The journalists aboard the Mount McKinley tried to capture the scene. “Now and then puffs of smoke cam
e softly from the muzzles of the naval guns, waving lazily like huge indolent fingers in their turrets,” wrote Reginald Thompson, a British correspondent. “Overhead, the shells made their invisible sibilant flutter in the sky…[and] clouds of dust hid the world under a yellow pall.”
“The quake and roar of the rocket ships was almost unendurable,” wrote Marguerite Higgins, a celebrated reporter with the New York Herald Tribune and one of America’s first female combat correspondents. “It looked as though the whole city was burning.” Higgins could see “the crimson haze of the flaming docks,” could hear “the authoritative rattle of machine guns” as “wave after wave of Marines hit the beach [and] blazed a bloody path to the city.”
Where were the North Koreans? They seemed to be thoroughly cowed. Their redoubts were destroyed, and the wooded hills they once occupied had been so completely incinerated that they appeared to have been shaved clean. The way was clear for many tens of thousands of U.S. troops to come ashore beginning the next day. The bold gamble of Inchon was proving to be a huge success.
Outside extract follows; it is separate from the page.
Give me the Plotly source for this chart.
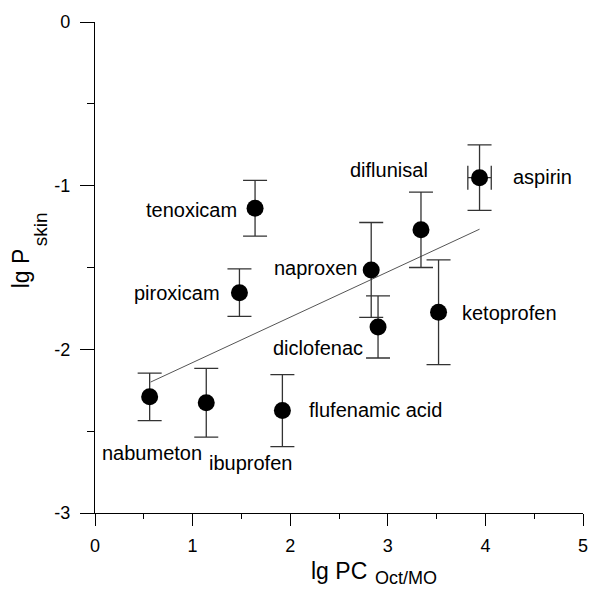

General Frank Lowe, Truman’s liaison, who had watched the drama from aboard the Mount McKinley, said MacArthur had pulled a “white rabbit out of a hat….I have witnessed a miracle.”
MacArthur, watching the spectacle unfold while sitting in a swivel chair on the bridge, was ecstatic. He wore sunglasses and a leather jacket and struck what one Navy observer called a “Napoleonic pose.” Inchon, the supreme commander crowed, was “the happiest moment of my life.” He could find no fault with the operation. “Our losses are light,” he noted, and “the entire command has distinguished itself.” He added: “Never have the Navy and Marines shone more brightly.”